Returning to notions of gender justice and climate justice by way of conclusion, participants were asked about their understanding of the phrase, ‘there can be no climate justice without gender justice’ (Gender 2007, cited in Rooke 2009). This produced a similar pattern of responses to those regarding notions of what climate justice and gender justice means; the logic of response was often contextual, tangential and, in this case, inverted. That is, in defining what this expression of justice meant, injustice was first made visible.

So what I think about there can be no climate justice without gender justice is we have to make the layers of injustice visible first. And, when we talk about actions, efforts to mitigate climate change, we have to really scrutinise those mechanisms, REDD+. Does it avert inclusivity of women or, it just operates on the status quo principle ... the assumption that it [climate change] is gender neutral.

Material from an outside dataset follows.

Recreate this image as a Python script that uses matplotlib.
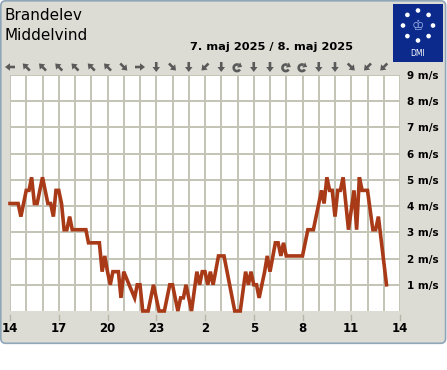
import math
import matplotlib
matplotlib.use("Agg")
import matplotlib.pyplot as plt
from matplotlib.patches import FancyBboxPatch, Rectangle, Circle, FancyArrow, Polygon
import matplotlib.transforms as mtransforms

# ---------------- data ----------------
station = "Brandelev"
parameter = "Middelvind"
date_label = "7. maj 2025 / 8. maj 2025"

# hours after 14:00 on 7 May
hours_since_start = [0.0, 0.5, 0.67, 1.0, 1.17, 1.33, 1.5, 1.67, 2.0, 2.33, 2.5, 2.67,
                     2.83, 3.0, 3.17, 3.33, 3.5, 3.67, 3.83, 4.67, 4.83, 5.5, 5.67, 5.83,
                     6.0, 6.17, 6.33, 6.67, 6.83, 7.0, 7.33, 7.67, 7.83, 8.0, 8.17, 8.5,
                     8.83, 9.17, 9.5, 9.83, 10.0, 10.33, 10.5, 10.67, 10.83, 11.17, 11.5,
                     11.67, 11.83, 12.0, 12.17, 12.33, 12.5, 12.83, 13.17, 13.83, 14.17,
                     14.5, 14.67, 14.83, 15.0, 15.17, 15.33, 15.5, 15.67, 15.83, 16.0,
                     16.33, 16.5, 16.67, 16.83, 17.0, 18.0, 18.33, 18.67, 19.17, 19.33,
                     19.5, 19.67, 19.83, 20.0, 20.17, 20.33, 20.5, 20.83, 21.17, 21.33,
                     21.5, 21.67, 22.0, 22.33, 22.5, 22.67, 23.17]
wind_speed_ms = [4.1, 4.1, 3.6, 4.6, 4.6, 5.1, 4.1, 4.1, 5.1, 4.1, 4.1, 3.6,
                 4.6, 4.6, 4.1, 3.1, 3.1, 3.6, 3.1, 3.1, 2.6, 2.6, 1.5, 2.1,
                 1.5, 1.0, 1.5, 1.5, 0.5, 1.5, 1.0, 0.5, 1.0, 1.0, 0.0, 0.0,
                 1.0, 0.0, 0.0, 1.0, 1.0, 0.0, 0.5, 0.5, 1.0, 0.0, 1.5,
                 1.0, 1.5, 1.5, 1.0, 1.5, 1.0, 2.1, 2.1, 0.0, 0.0,
                 1.5, 1.0, 1.5, 1.0, 1.0, 0.5, 1.0, 1.5, 2.1, 1.5,
                 2.6, 2.6, 2.1, 2.6, 2.1, 2.1, 3.1, 3.1, 4.6, 4.1,
                 5.1, 4.6, 4.6, 3.6, 4.6, 4.6, 5.1, 3.1, 4.6, 3.1,
                 5.1, 4.6, 4.6, 3.1, 3.1, 3.6, 1.0]

tick_hours = [0, 3, 6, 9, 12, 15, 18, 21, 24]
tick_labels = ["14", "17", "20", "23", "2", "5", "8", "11", "14"]
y_ticks = [1, 2, 3, 4, 5, 6, 7, 8, 9]
y_tick_labels = ["1 m/s", "2 m/s", "3 m/s", "4 m/s", "5 m/s", "6 m/s", "7 m/s", "8 m/s", "9 m/s"]
hour_slots = list(range(24))
direction_symbols = ["←", "↖", "↖", "↖", "↖", "↖", "↖", "↘", "→", "↓", "↘", "↓",
                     "↙", "↓", "↻", "↓", "↓", "↻", "↻", "↓", "↓", "↘", "↙", "↙"]

# screen direction (dx right, dy down) of each arrow glyph
arrow_vectors = {"←": (-1, 0), "→": (1, 0), "↓": (0, 1), "↑": (0, -1),
                 "↖": (-0.7071, -0.7071), "↗": (0.7071, -0.7071),
                 "↘": (0.7071, 0.7071), "↙": (-0.7071, 0.7071)}

# ---------------- figure ----------------
W, H = 447, 370
fig = plt.figure(figsize=(W / 100, H / 100), dpi=100)
fig.patch.set_facecolor("white")

bg = fig.add_axes([0, 0, 1, 1], zorder=0)
bg.set_xlim(0, W)
bg.set_ylim(H, 0)
bg.axis("off")

panel_col = "#dcdcd4"
bg.add_patch(FancyBboxPatch((0.8, 0.8), W - 2.2, 342.5,
                            boxstyle="round,pad=0,rounding_size=5",
                            fc=panel_col, ec="#8ea6b8", lw=1.2))

# titles
bg.text(5, 20, station, fontsize=11, color="black", ha="left", va="baseline")
bg.text(5, 39.5, parameter, fontsize=11, color="black", ha="left", va="baseline")
bg.text(271, 50, date_label, fontsize=8.2, fontweight="bold", color="black",
        ha="center", va="baseline")

# DMI logo
bg.add_patch(Rectangle((393, 4), 50, 58, fc="#0b2a8c", ec="none"))
for k in range(8):
    ang = math.radians(90 + 45 * k)
    bg.add_patch(Circle((418 + 15 * math.cos(ang), 25.5 - 15 * math.sin(ang)), 2.3,
                        fc="white", ec="none"))
bg.text(418, 26, "♔", fontsize=10, color="#9fb2e6", ha="center", va="center")
bg.text(418, 54, "DMI", fontsize=5.5, color="white", ha="center", va="center")

# ---------------- main plot ----------------
left, right, top, bottom = 10, 400, 75, 311
ax = fig.add_axes([left / W, (H - bottom) / H, (right - left) / W, (bottom - top) / H], zorder=1)
ax.set_facecolor("white")
ax.set_xlim(0, 24)
ax.set_ylim(0, 9)
for s in ax.spines.values():
    s.set_visible(False)

grid_col = "#c3c3b6"
ax.set_xticks(tick_hours)
ax.set_xticklabels(tick_labels)
ax.set_xticks(range(0, 25), minor=True)
ax.set_yticks(y_ticks)
ax.set_yticklabels(y_tick_labels)
ax.yaxis.tick_right()
ax.grid(True, which="both", color=grid_col, lw=1.4, zorder=0)
ax.tick_params(axis="x", which="both", length=0, pad=8)
ax.tick_params(axis="y", which="both", length=0, pad=5)
for lab in ax.get_xticklabels():
    lab.set_fontsize(8.5)
    lab.set_fontweight("bold")
for lab in ax.get_yticklabels():
    lab.set_fontsize(7.5)
    lab.set_fontweight("bold")
    lab.set_horizontalalignment("left")

# small tick marks below the plot
trans = mtransforms.blended_transform_factory(ax.transData, ax.transAxes)
for th in tick_hours:
    ax.plot([th, th], [-4 / 236, -9 / 236], transform=trans, color="#b5b5a8",
            lw=1.0, clip_on=False)

ax.plot(hours_since_start, wind_speed_ms, color="#a83a18", lw=2.6,
        solid_joinstyle="miter", clip_on=False, zorder=3)

# wind direction arrows (row above the plot)
arrow_col = "#5a5a5a"
arrow_y = 67
for h, sym in zip(hour_slots, direction_symbols):
    px = ax.transData.transform((h, 0))[0]
    if sym in arrow_vectors:
        dx, dy = arrow_vectors[sym]
        L = 10.0
        bg.add_patch(FancyArrow(px - dx * L / 2, arrow_y - dy * L / 2, dx * L, dy * L,
                                width=2.6, head_width=7.5, head_length=5.0,
                                length_includes_head=True, fc=arrow_col, ec="none"))
    else:
        # variable direction: clockwise circular arrow
        r, cx, cy = 3.3, px - 0.5, arrow_y + 0.8
        angs = [math.radians(a) for a in range(-30, -301, -10)]
        xs = [cx + r * math.cos(a) for a in angs]
        ys = [cy - r * math.sin(a) for a in angs]
        bg.plot(xs, ys, color=arrow_col, lw=1.9, solid_capstyle="butt")
        a_end = angs[-1]
        ex, ey = cx + r * math.cos(a_end), cy - r * math.sin(a_end)
        tx, ty = 0.866, 0.5   # screen tangent (right, down)
        nx, ny = -ty, tx
        head = [(ex + tx * 4.0, ey + ty * 4.0),
                (ex - nx * 3.0, ey - ny * 3.0),
                (ex + nx * 3.0, ey + ny * 3.0)]
        bg.add_patch(Polygon(head, closed=True, fc=arrow_col, ec="none"))

fig.savefig("out.png", dpi=100)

The assumption climate change is a gender-neutral issue was first introduced in Chapter 1 and results from climate change being defined, first and foremost, as a science problem, hence the focus on mitigation. This scientific assumption of gender neutrality has been accompanied with another, from a different episteme, in the sphere of the ‘market’, where feminists from the neoclassical school view the ‘market as sexually neutral’ (Bessis 2003, p. 1). Epistemic assumptions from both have been structurally debunked in presenting these empirical insights from the women-specific findings of the Indonesian study. No amount of fine tuning of REDD+, however, can remedy the deep androcentrism at its heart.